Se pudesse fazer uma avaliação póstuma do
atentado que planejou das cavernas do Afeganistão, Osama bin Laden, líder do
grupo terrorista que o então presidente americano George W. Bush jurou
exterminar, deveria estar satisfeito. Embora sem ter conseguido criar o sonhado
califado, ele fez sangrar o poderio militar americano com guerras sem fim em
terras islâmicas. À exceção de dois triunfos computáveis da resposta dos EUA ao
11 de Setembro — o rastreio e a eliminação de Bin Laden em seu esconderijo
paquistanês; e a neutralização de novo ataque externo em solo americano —, a
natureza da guerra ao terror decretada por Bush (sem fronteiras, regras ou
limites) teve efeito bumerangue. A sociedade americana se tornou acuada, menos
livre, mais enfraquecida moralmente, mais dividida e mais sozinha no mundo.

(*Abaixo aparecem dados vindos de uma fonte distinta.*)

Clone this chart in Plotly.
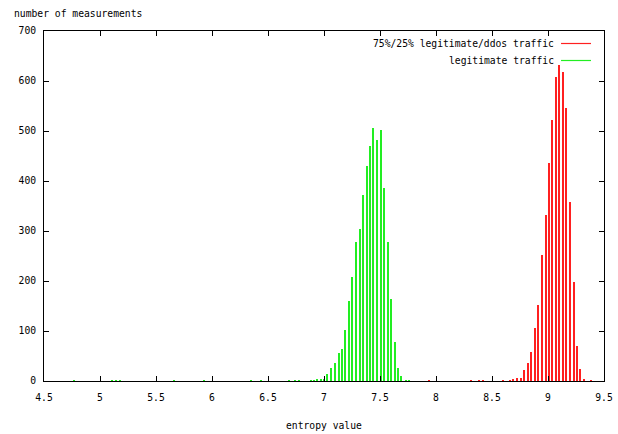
import plotly.graph_objects as go

# ---- data ----
green_x = [4.77, 5.11, 5.14, 5.18, 5.66, 5.93, 6.35, 6.44, 6.69, 6.74, 6.78, 6.88,
           6.91, 6.94, 6.97, 7.00, 7.03, 7.065, 7.10, 7.13, 7.165, 7.19, 7.225,
           7.25, 7.285, 7.32, 7.345, 7.38, 7.41, 7.44, 7.47, 7.505, 7.54, 7.57,
           7.60, 7.63, 7.66, 7.69, 7.73, 7.76]
green_y = [1, 1, 1, 1, 1, 1, 1, 1, 1, 1, 1, 2,
           2, 3, 3, 5, 15, 27, 37, 57, 64, 103, 160,
           209, 279, 304, 372, 431, 471, 507, 482, 503, 386, 279,
           165, 79, 27, 10, 2, 1]

red_x = [7.94, 8.31, 8.38, 8.42, 8.60, 8.66, 8.69, 8.725, 8.76, 8.79, 8.825, 8.85,
         8.88, 8.91, 8.95, 8.98, 9.005, 9.04, 9.07, 9.10, 9.13, 9.165, 9.195,
         9.23, 9.26, 9.29, 9.32, 9.38]
red_y = [1, 1, 1, 1, 2, 2, 4, 7, 6, 22, 37, 59,
         107, 153, 253, 332, 437, 522, 609, 632, 619, 546, 359,
         199, 70, 24, 3, 1]

x_ticks = [4.5, 5, 5.5, 6, 6.5, 7, 7.5, 8, 8.5, 9, 9.5]
x_tick_labels = ["4.5", "5", "5.5", "6", "6.5", "7", "7.5", "8", "8.5", "9", "9.5"]
y_ticks = [0, 100, 200, 300, 400, 500, 600, 700]

series_names = ["75%/25% legitimate/ddos traffic", "legitimate traffic"]
series_colors = ["#ff2020", "#22ee22"]

FONT = "DejaVu Sans Mono"
FS = 9.7

fig = go.Figure()
fig.add_trace(go.Bar(x=red_x, y=red_y, width=0.009, name=series_names[0],
                     marker=dict(color=series_colors[0], line=dict(width=0)),
                     showlegend=False))
fig.add_trace(go.Bar(x=green_x, y=green_y, width=0.009, name=series_names[1],
                     marker=dict(color=series_colors[1], line=dict(width=0)),
                     showlegend=False))

L, R, T, B = 43.5, 14, 31, 53
W, H = 618, 434
pw, ph = W - L - R, H - T - B

def px(x):
    return (x - L) / pw

def py(y):
    return (H - B - y) / ph

# manual gnuplot-style key: text right-aligned, sample line to the right
key_rows = [43.5, 60.5]
for name, color, yy in zip(series_names, series_colors, key_rows):
    fig.add_annotation(x=px(556), y=py(yy), xref="paper", yref="paper",
                       text=name, showarrow=False, xanchor="right", yanchor="middle",
                       font=dict(family=FONT, size=FS, color="black"))
    fig.add_shape(type="line", xref="paper", yref="paper",
                  x0=px(561), x1=px(591), y0=py(yy), y1=py(yy),
                  line=dict(color=color, width=1.2))

fig.add_annotation(x=px(11), y=py(13), xref="paper", yref="paper",
                   text="number of measurements", showarrow=False,
                   xanchor="left", yanchor="middle",
                   font=dict(family=FONT, size=FS, color="black"))
fig.add_annotation(x=0.5, y=py(425), xref="paper", yref="paper",
                   text="entropy value", showarrow=False,
                   xanchor="center", yanchor="middle",
                   font=dict(family=FONT, size=FS, color="black"))

fig.update_layout(
    width=W, height=H, autosize=False,
    margin=dict(l=L, r=R, t=T, b=B, pad=0, autoexpand=False),
    paper_bgcolor="white", plot_bgcolor="white",
    barmode="overlay", bargap=0,
    font=dict(family=FONT, size=FS, color="black"),
    xaxis=dict(range=[4.5, 9.5], tickvals=x_ticks, ticktext=x_tick_labels,
               ticks="inside", ticklen=5, tickcolor="black", tickwidth=1,
               showline=True, linecolor="black", linewidth=1, mirror="ticks",
               showgrid=False, zeroline=False, ticklabelstandoff=7,
               automargin=False),
    yaxis=dict(range=[0, 700], tickvals=y_ticks,
               ticks="inside", ticklen=5, tickcolor="black", tickwidth=1,
               showline=True, linecolor="black", linewidth=1, mirror="ticks",
               showgrid=False, zeroline=False, ticklabelstandoff=5,
               automargin=False),
)

fig.write_html("out.html", config={"displayModeBar": False},
               post_script="document.body.style.margin='0';document.body.style.overflow='hidden';")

A cápsula do tempo 2001-2021 tem em Rudy
Giuliani o exemplo mais perverso dessa deterioração. Ao contrário das 2.973
vítimas soterradas nos atentados, todos cidadãos comuns, inocentes, que apenas
estavam no lugar e hora errados, Giuliani se revelou o prefeito certo para uma
Nova York curvada. Foi onipresente, incansável, eficiente e corajoso. Chegou a
ser aplaudido na ONU como “prefeito dos Estados Unidos”. Nos 20 anos seguintes,
sua espinha moral derreteu até ele chegar ao que é hoje: um conspiromaníaco corrupto
e oportunista, bufão e delinquente, disposto a subverter qualquer instituição
democrática a serviço de Donald Trump.
Ironicamente, observa Graff em recente
análise do sombrio aniversário, os Estados Unidos se veem às voltas, hoje, com
nova luta contra outro inimigo mutante — o coronavírus. Desde o início da
pandemia, a cada três dias dos últimos 18 meses a Covid-19 tem feito o mesmo
número de vítimas daquela traumática terça-feira de 2001. E, pior, sem a mais
remota perspectiva de combate unido. O esgarçamento virou muralha interna. “Só
posso concluir que o inimigo que passamos a combater depois do 11 de Setembro
éramos nós mesmos”, lamenta o escritor.